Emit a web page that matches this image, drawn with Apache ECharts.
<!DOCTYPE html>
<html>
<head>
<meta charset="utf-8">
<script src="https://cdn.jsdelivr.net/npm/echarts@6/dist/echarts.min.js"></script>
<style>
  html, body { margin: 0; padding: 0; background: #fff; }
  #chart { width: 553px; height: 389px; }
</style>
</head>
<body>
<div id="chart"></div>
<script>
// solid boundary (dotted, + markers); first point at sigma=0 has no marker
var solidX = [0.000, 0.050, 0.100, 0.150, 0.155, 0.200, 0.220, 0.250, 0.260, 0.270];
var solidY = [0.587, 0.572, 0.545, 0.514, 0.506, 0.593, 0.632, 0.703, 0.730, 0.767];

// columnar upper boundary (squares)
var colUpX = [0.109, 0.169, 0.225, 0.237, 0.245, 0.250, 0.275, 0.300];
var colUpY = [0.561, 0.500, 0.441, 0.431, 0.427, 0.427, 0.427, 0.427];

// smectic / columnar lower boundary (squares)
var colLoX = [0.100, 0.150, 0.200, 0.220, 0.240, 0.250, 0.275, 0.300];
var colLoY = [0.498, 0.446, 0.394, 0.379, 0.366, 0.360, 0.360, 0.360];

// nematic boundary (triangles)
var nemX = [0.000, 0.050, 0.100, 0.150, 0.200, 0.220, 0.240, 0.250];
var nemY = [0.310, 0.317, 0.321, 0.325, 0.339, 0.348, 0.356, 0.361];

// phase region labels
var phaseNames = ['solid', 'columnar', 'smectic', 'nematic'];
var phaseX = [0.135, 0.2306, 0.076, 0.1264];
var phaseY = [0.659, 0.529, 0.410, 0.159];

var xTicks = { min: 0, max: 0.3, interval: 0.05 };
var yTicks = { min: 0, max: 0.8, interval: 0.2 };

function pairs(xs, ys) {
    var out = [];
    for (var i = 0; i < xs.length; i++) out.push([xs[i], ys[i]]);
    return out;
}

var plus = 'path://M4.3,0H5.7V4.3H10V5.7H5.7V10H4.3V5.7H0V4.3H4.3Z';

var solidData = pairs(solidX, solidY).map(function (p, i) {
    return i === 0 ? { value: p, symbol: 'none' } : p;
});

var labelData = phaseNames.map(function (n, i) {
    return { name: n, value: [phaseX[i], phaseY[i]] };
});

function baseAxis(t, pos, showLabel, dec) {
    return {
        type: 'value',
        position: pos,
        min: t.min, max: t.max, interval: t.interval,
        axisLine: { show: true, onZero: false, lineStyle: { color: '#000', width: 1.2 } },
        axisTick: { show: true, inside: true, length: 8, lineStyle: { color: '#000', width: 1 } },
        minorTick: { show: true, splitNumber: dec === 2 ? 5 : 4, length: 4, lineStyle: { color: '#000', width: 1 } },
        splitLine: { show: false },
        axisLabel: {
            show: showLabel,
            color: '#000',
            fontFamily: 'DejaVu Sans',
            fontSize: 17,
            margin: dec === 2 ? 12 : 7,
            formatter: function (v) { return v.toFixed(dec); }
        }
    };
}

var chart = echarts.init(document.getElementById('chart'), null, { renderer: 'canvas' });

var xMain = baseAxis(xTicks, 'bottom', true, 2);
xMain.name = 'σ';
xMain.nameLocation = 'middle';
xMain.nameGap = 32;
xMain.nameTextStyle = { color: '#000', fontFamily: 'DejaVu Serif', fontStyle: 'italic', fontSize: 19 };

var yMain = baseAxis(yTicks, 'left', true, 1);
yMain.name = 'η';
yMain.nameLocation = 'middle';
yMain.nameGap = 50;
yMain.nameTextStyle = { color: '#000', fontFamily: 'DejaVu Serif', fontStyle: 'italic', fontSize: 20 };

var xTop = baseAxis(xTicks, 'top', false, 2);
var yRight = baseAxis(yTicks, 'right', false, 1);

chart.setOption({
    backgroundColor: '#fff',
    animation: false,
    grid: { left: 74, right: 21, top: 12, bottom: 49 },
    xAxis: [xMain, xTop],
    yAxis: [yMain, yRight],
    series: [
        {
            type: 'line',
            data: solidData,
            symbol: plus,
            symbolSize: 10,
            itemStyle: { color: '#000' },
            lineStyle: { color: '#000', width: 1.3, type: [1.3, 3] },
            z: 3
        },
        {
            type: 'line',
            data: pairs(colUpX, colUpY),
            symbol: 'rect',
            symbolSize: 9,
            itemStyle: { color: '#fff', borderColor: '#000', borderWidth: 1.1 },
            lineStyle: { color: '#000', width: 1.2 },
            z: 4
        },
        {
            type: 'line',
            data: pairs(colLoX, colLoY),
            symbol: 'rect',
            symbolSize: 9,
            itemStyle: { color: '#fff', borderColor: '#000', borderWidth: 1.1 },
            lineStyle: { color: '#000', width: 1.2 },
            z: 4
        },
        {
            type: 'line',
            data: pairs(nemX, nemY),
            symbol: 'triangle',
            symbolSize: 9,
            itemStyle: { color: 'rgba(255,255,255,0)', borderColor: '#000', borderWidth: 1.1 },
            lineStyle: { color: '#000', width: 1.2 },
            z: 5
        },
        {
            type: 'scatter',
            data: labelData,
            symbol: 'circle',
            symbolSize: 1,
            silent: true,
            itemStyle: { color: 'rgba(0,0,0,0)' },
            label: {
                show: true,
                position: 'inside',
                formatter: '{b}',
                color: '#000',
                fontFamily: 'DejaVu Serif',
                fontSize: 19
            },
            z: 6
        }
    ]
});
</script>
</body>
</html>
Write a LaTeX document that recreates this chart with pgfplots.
● ● ● ●
§ **Task objective**
Output every entry shown above, exactly.

§ **Result of the task**
Emit a web page that matches this image, drawn with Apache ECharts.
<!DOCTYPE html>
<html>
<head>
<meta charset="utf-8">
<script src="https://cdn.jsdelivr.net/npm/echarts@6/dist/echarts.min.js"></script>
<style>
  html, body { margin: 0; padding: 0; background: #fff; }
  #chart { width: 553px; height: 389px; }
</style>
</head>
<body>
<div id="chart"></div>
<script>
// solid boundary (dotted, + markers); first point at sigma=0 has no marker
var solidX = [0.000, 0.050, 0.100, 0.150, 0.155, 0.200, 0.220, 0.250, 0.260, 0.270];
var solidY = [0.587, 0.572, 0.545, 0.514, 0.506, 0.593, 0.632, 0.703, 0.730, 0.767];

// columnar upper boundary (squares)
var colUpX = [0.109, 0.169, 0.225, 0.237, 0.245, 0.250, 0.275, 0.300];
var colUpY = [0.561, 0.500, 0.441, 0.431, 0.427, 0.427, 0.427, 0.427];

// smectic / columnar lower boundary (squares)
var colLoX = [0.100, 0.150, 0.200, 0.220, 0.240, 0.250, 0.275, 0.300];
var colLoY = [0.498, 0.446, 0.394, 0.379, 0.366, 0.360, 0.360, 0.360];

// nematic boundary (triangles)
var nemX = [0.000, 0.050, 0.100, 0.150, 0.200, 0.220, 0.240, 0.250];
var nemY = [0.310, 0.317, 0.321, 0.325, 0.339, 0.348, 0.356, 0.361];

// phase region labels
var phaseNames = ['solid', 'columnar', 'smectic', 'nematic'];
var phaseX = [0.135, 0.2306, 0.076, 0.1264];
var phaseY = [0.659, 0.529, 0.410, 0.159];

var xTicks = { min: 0, max: 0.3, interval: 0.05 };
var yTicks = { min: 0, max: 0.8, interval: 0.2 };

function pairs(xs, ys) {
    var out = [];
    for (var i = 0; i < xs.length; i++) out.push([xs[i], ys[i]]);
    return out;
}

var plus = 'path://M4.3,0H5.7V4.3H10V5.7H5.7V10H4.3V5.7H0V4.3H4.3Z';

var solidData = pairs(solidX, solidY).map(function (p, i) {
    return i === 0 ? { value: p, symbol: 'none' } : p;
});

var labelData = phaseNames.map(function (n, i) {
    return { name: n, value: [phaseX[i], phaseY[i]] };
});

function baseAxis(t, pos, showLabel, dec) {
    return {
        type: 'value',
        position: pos,
        min: t.min, max: t.max, interval: t.interval,
        axisLine: { show: true, onZero: false, lineStyle: { color: '#000', width: 1.2 } },
        axisTick: { show: true, inside: true, length: 8, lineStyle: { color: '#000', width: 1 } },
        minorTick: { show: true, splitNumber: dec === 2 ? 5 : 4, length: 4, lineStyle: { color: '#000', width: 1 } },
        splitLine: { show: false },
        axisLabel: {
            show: showLabel,
            color: '#000',
            fontFamily: 'DejaVu Sans',
            fontSize: 17,
            margin: dec === 2 ? 12 : 7,
            formatter: function (v) { return v.toFixed(dec); }
        }
    };
}

var chart = echarts.init(document.getElementById('chart'), null, { renderer: 'canvas' });

var xMain = baseAxis(xTicks, 'bottom', true, 2);
xMain.name = 'σ';
xMain.nameLocation = 'middle';
xMain.nameGap = 32;
xMain.nameTextStyle = { color: '#000', fontFamily: 'DejaVu Serif', fontStyle: 'italic', fontSize: 19 };

var yMain = baseAxis(yTicks, 'left', true, 1);
yMain.name = 'η';
yMain.nameLocation = 'middle';
yMain.nameGap = 50;
yMain.nameTextStyle = { color: '#000', fontFamily: 'DejaVu Serif', fontStyle: 'italic', fontSize: 20 };

var xTop = baseAxis(xTicks, 'top', false, 2);
var yRight = baseAxis(yTicks, 'right', false, 1);

chart.setOption({
    backgroundColor: '#fff',
    animation: false,
    grid: { left: 74, right: 21, top: 12, bottom: 49 },
    xAxis: [xMain, xTop],
    yAxis: [yMain, yRight],
    series: [
        {
            type: 'line',
            data: solidData,
            symbol: plus,
            symbolSize: 10,
            itemStyle: { color: '#000' },
            lineStyle: { color: '#000', width: 1.3, type: [1.3, 3] },
            z: 3
        },
        {
            type: 'line',
            data: pairs(colUpX, colUpY),
            symbol: 'rect',
            symbolSize: 9,
            itemStyle: { color: '#fff', borderColor: '#000', borderWidth: 1.1 },
            lineStyle: { color: '#000', width: 1.2 },
            z: 4
        },
        {
            type: 'line',
            data: pairs(colLoX, colLoY),
            symbol: 'rect',
            symbolSize: 9,
            itemStyle: { color: '#fff', borderColor: '#000', borderWidth: 1.1 },
            lineStyle: { color: '#000', width: 1.2 },
            z: 4
        },
        {
            type: 'line',
            data: pairs(nemX, nemY),
            symbol: 'triangle',
            symbolSize: 9,
            itemStyle: { color: 'rgba(255,255,255,0)', borderColor: '#000', borderWidth: 1.1 },
            lineStyle: { color: '#000', width: 1.2 },
            z: 5
        },
        {
            type: 'scatter',
            data: labelData,
            symbol: 'circle',
            symbolSize: 1,
            silent: true,
            itemStyle: { color: 'rgba(0,0,0,0)' },
            label: {
                show: true,
                position: 'inside',
                formatter: '{b}',
                color: '#000',
                fontFamily: 'DejaVu Serif',
                fontSize: 19
            },
            z: 6
        }
    ]
});
</script>
</body>
</html>
Write a LaTeX document that recreates this chart with pgfplots.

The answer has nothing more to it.